Saturday, February 27, 2010

Just thinking of you....

Well, we've passed the four month mark. It seems as time has flew by, but at the same time it has dragged on. It is still such a confusing memory. It is one filled with horror, love, and bitter sweet times. I can't believe it has already been this long, but I still think of you every day. I know that I would have gotten to give you your first bite of baby food. Your big sister loved it, and I'm sure you would have, too. I think about which food we would have tried first, and how I would have let Marleigh help me. She loves helping, and gets so much gratitiude from it.

You would be learning to sit up, too. We would be doing lots of tummy time, and flash cards to show you bright new pictures and colors. I wonder what color eyes you would have. If they would have started off blue like your sisters, and then slowly turned brown like Mommy's and Daddy's. There were so many memories left to make, and sometimes I have a hard time letting go. I thank God for the time that I did have with you, and sometimes wish for more. But, I know my time will come. For this, I am forever grateful.

I love you so much Christopher, and I can't wait until the day we get to experience all of these first. I am already proud, and I know there is much more in store.

I am waiting for you, and I love you more than you will ever know.

Mommy

Sunday, February 14, 2010

Happy Valentines Day!

Happy Valentines Day baby boy! Oh, how Mommy missed you today! I have thought about you oh so much the last few days. We got a whopping 4 inches of snow Friday! I thought of how I would have bundled you up, and how you would have reacted to the big snow flakes landing gently on your cheeks. I also thought about how I would have taken your picture beside your big sister, and beside the snowmen.
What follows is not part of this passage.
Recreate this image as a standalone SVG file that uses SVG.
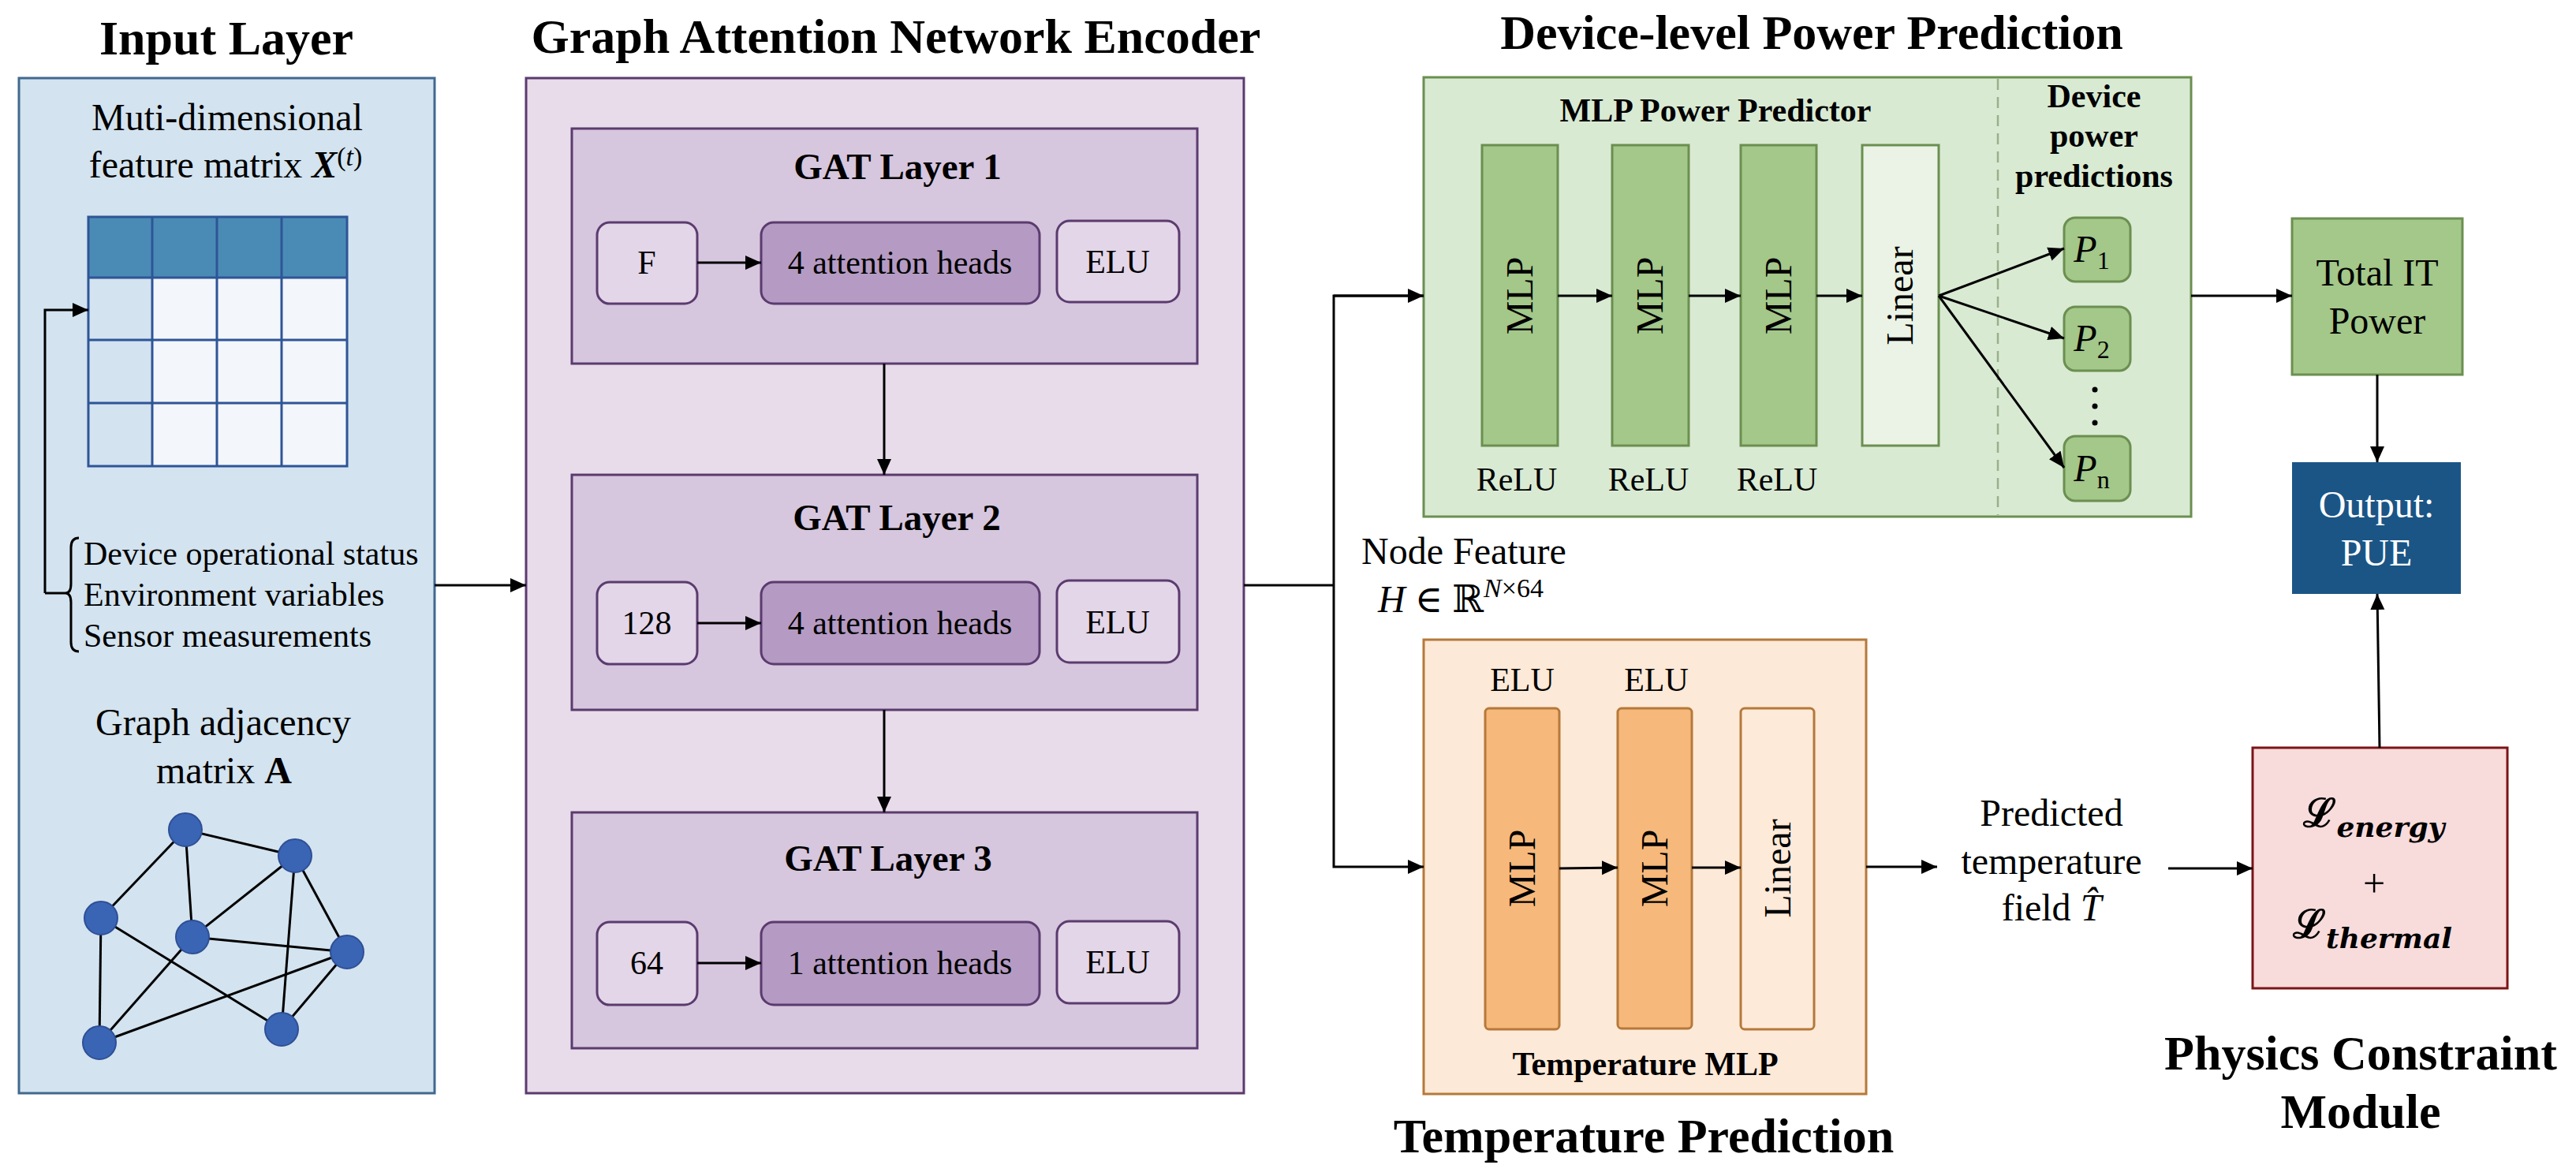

I hope you got to share Valentines with all of your heavenly friends, and that you got to think of me today, too. I know your big sister would have tried to sneak you candies, because she loves you so much. I can not wait until you both get to officially meet. You will be absolutely in love with her. She is the perfect big sister!

Your daddy and I got you a new gift the other day. It is so pretty, and I know that you have already seen it. It is a statue with a picture frame at the top, and a little lamb at the bottom that says "Jesus Loves Me". Reverend Ron Holland read that song at your memorial service, so I immediately thought of you when I saw it. I hope you like it, and I will be putting a picture in it soon.

I still find myself taking so long to get things accomplished. I guess on the days when I feel a little better, it is hard to bring myself back to reality. Therefore, I just ignore it. I know it is probably not the best thing to do, but it will come in it's own time. I know that for sure!

Well Christopher, I love you so much. I hope today was more beautiful than my imagination could ever let me know. I am waiting for you, and I will see you soon.

Love,
Mommy

Friday, February 5, 2010

Just thinking of you...

I am getting ready to go to work this morning, and I just can't seem to keep you off of my mind. I still think of you everyday, and I know you would have been so big by now. I'm sure you would be holding your head up, smiling, and cooing. Mommy is so sad that she has to miss all of that.

I know it is going to be a busy day today, so I won't get much time to think about myself. And, that is okay. Sometimes I wonder if people in heaven do really get to look down and watch over the people that they had to leave behind. If you do, what do you think of me?